Stated exercise:
Pull out every line containing the string "this".

Records to use:

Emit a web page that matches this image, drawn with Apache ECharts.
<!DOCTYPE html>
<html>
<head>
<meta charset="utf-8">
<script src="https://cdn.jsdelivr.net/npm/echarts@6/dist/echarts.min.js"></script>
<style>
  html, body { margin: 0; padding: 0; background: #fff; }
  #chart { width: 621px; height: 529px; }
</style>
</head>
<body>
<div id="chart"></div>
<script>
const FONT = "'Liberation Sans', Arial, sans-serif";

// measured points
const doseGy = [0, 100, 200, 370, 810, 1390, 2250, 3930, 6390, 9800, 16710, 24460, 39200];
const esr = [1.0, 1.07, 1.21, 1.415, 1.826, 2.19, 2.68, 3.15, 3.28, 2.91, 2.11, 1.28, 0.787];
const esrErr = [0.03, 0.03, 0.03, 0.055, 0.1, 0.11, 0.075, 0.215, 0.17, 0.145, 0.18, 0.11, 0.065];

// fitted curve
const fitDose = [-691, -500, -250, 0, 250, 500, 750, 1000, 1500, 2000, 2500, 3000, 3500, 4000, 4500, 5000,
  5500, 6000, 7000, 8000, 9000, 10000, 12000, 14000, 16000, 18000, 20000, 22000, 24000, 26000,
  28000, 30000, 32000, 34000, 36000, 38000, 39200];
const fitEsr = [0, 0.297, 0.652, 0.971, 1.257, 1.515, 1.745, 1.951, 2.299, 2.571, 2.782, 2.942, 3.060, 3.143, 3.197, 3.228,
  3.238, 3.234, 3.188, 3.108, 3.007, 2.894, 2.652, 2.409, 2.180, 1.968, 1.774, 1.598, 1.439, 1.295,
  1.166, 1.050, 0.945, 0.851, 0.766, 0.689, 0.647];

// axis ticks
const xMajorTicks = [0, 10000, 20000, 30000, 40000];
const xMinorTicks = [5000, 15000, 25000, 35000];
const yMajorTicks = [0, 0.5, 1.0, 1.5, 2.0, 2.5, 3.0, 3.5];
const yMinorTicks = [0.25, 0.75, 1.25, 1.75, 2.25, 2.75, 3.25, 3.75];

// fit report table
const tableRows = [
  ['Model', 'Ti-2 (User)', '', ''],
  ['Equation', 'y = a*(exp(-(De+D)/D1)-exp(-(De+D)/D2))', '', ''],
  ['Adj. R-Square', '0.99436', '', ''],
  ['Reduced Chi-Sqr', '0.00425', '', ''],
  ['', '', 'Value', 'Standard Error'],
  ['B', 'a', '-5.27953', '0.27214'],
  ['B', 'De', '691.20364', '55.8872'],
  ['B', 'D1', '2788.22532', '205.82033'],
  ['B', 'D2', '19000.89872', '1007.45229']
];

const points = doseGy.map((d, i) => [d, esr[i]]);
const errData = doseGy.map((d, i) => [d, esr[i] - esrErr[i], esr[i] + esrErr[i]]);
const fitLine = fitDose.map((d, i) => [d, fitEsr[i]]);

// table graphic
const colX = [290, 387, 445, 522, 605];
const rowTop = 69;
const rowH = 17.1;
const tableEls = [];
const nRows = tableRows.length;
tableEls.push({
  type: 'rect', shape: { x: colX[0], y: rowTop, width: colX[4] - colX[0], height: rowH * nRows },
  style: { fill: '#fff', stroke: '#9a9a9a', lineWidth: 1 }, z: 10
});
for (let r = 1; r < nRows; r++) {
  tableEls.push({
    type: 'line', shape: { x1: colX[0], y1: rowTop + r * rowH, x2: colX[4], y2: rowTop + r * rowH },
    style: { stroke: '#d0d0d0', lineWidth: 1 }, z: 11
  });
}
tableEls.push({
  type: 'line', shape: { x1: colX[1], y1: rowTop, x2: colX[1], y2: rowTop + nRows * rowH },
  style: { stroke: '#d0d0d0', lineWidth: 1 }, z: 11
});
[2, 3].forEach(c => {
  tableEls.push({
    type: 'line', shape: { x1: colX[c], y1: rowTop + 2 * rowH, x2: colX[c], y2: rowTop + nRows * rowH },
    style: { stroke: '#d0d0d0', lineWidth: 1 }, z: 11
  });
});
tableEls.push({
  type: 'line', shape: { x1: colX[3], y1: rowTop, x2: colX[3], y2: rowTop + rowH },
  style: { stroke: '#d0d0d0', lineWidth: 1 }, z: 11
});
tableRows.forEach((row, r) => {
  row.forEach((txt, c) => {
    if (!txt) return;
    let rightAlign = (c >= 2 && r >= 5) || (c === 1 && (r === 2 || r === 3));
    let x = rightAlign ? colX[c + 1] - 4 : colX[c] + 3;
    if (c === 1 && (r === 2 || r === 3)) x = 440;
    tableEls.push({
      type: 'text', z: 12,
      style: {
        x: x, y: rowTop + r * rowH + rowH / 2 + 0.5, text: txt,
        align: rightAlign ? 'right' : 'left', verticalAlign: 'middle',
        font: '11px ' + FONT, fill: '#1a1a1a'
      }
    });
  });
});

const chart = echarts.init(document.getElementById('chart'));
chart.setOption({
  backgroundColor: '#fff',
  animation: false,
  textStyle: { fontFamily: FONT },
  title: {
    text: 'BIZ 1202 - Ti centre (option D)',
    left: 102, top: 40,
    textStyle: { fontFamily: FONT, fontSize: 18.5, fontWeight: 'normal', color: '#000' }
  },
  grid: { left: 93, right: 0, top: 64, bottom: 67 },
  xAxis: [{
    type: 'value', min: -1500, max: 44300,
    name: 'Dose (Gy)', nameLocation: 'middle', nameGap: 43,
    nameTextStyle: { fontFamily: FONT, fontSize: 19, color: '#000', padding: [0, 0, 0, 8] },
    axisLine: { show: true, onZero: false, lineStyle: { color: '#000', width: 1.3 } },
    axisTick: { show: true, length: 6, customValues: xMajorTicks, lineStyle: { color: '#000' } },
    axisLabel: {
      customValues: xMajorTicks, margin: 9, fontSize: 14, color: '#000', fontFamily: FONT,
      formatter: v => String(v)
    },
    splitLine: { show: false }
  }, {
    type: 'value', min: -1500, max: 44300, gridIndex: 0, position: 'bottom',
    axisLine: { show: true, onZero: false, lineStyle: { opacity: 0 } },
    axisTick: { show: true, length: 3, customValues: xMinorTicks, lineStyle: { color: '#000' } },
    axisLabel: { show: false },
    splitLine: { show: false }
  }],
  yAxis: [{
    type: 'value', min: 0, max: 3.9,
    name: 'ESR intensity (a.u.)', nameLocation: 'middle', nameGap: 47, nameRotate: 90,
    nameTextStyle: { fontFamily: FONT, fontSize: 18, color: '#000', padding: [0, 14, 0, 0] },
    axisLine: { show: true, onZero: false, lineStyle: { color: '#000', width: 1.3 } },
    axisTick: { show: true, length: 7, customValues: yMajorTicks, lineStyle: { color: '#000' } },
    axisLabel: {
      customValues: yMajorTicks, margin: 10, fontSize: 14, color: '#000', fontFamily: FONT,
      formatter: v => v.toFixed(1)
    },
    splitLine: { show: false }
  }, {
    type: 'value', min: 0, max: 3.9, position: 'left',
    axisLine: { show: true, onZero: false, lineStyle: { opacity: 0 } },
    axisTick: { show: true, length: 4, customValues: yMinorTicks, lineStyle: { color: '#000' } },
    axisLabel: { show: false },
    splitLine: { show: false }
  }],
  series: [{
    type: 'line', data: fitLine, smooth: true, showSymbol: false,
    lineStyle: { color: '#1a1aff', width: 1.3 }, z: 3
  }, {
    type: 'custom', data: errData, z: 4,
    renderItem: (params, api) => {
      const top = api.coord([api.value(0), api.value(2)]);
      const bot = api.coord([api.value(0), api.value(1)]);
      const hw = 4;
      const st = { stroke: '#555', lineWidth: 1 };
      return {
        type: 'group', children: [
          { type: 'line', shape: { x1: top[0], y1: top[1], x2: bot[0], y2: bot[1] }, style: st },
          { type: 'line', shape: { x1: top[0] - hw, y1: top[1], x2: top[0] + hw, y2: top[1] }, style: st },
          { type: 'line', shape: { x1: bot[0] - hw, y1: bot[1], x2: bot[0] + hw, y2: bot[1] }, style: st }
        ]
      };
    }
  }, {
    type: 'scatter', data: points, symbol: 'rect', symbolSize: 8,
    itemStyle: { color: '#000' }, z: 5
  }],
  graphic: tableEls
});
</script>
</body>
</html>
* * *
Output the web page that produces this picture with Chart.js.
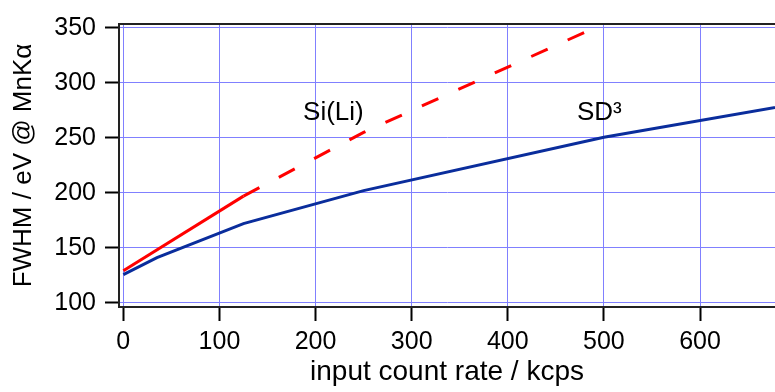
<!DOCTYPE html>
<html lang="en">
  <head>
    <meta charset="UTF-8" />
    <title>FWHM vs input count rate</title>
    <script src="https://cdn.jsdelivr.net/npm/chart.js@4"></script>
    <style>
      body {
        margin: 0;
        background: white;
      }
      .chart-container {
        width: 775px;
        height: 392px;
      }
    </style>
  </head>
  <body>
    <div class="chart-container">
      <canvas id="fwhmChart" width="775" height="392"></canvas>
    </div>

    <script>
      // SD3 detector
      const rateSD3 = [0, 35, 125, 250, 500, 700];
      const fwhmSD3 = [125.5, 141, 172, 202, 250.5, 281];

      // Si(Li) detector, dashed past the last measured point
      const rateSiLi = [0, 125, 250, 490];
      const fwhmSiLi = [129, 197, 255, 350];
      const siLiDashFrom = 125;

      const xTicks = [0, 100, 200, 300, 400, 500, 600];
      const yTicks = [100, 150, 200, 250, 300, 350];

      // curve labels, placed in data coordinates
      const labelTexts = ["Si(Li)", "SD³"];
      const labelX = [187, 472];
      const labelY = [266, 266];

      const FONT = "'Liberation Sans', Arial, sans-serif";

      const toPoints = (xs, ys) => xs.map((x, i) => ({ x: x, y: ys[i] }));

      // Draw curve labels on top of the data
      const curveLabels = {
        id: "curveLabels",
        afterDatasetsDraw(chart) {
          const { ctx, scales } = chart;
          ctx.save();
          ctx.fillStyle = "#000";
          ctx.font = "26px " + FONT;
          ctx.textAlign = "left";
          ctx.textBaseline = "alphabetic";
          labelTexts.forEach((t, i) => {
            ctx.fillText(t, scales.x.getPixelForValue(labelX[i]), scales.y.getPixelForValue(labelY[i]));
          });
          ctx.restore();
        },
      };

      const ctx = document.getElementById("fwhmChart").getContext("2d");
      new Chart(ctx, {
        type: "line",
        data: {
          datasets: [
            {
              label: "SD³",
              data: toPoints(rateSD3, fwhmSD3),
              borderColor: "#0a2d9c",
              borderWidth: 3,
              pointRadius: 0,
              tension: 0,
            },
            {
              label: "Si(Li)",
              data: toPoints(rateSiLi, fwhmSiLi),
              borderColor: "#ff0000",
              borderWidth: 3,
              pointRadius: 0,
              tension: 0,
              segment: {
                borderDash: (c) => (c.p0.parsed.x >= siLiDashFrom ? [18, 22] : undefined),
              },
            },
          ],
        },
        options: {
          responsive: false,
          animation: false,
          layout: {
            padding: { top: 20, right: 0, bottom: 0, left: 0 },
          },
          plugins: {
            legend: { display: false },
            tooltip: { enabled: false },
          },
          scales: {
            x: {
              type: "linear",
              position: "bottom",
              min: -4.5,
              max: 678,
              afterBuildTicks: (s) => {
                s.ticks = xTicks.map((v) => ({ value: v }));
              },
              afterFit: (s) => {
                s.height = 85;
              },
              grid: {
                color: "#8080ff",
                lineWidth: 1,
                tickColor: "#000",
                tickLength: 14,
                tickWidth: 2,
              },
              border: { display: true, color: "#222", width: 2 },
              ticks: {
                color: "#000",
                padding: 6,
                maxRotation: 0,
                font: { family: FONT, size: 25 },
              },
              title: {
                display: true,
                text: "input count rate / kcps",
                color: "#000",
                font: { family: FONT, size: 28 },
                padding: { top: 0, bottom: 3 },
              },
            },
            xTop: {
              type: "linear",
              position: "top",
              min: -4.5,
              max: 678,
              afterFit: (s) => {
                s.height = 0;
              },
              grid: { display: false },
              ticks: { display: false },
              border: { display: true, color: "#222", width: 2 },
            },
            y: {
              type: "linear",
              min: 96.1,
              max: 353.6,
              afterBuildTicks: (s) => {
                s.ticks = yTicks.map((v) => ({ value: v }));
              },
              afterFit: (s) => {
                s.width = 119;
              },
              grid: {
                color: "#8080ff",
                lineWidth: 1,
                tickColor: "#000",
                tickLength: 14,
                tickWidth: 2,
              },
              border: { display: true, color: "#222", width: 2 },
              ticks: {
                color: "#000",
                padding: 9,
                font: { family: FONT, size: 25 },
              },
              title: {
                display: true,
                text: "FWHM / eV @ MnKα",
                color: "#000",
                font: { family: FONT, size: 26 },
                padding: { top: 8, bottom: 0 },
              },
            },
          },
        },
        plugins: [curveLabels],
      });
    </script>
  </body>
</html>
--
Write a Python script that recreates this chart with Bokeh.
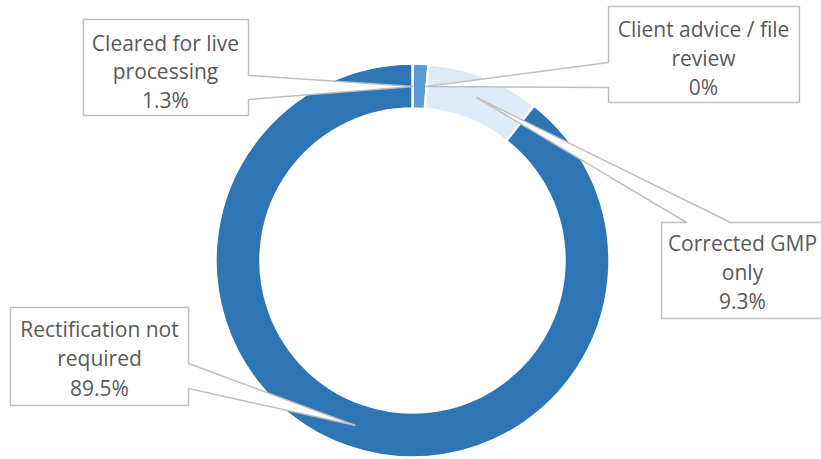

Task output:
Emit a web page that matches this image, drawn with Apache ECharts.
Output the web page that produces this picture with Chart.js.
Write a Python script that recreates this chart with Bokeh.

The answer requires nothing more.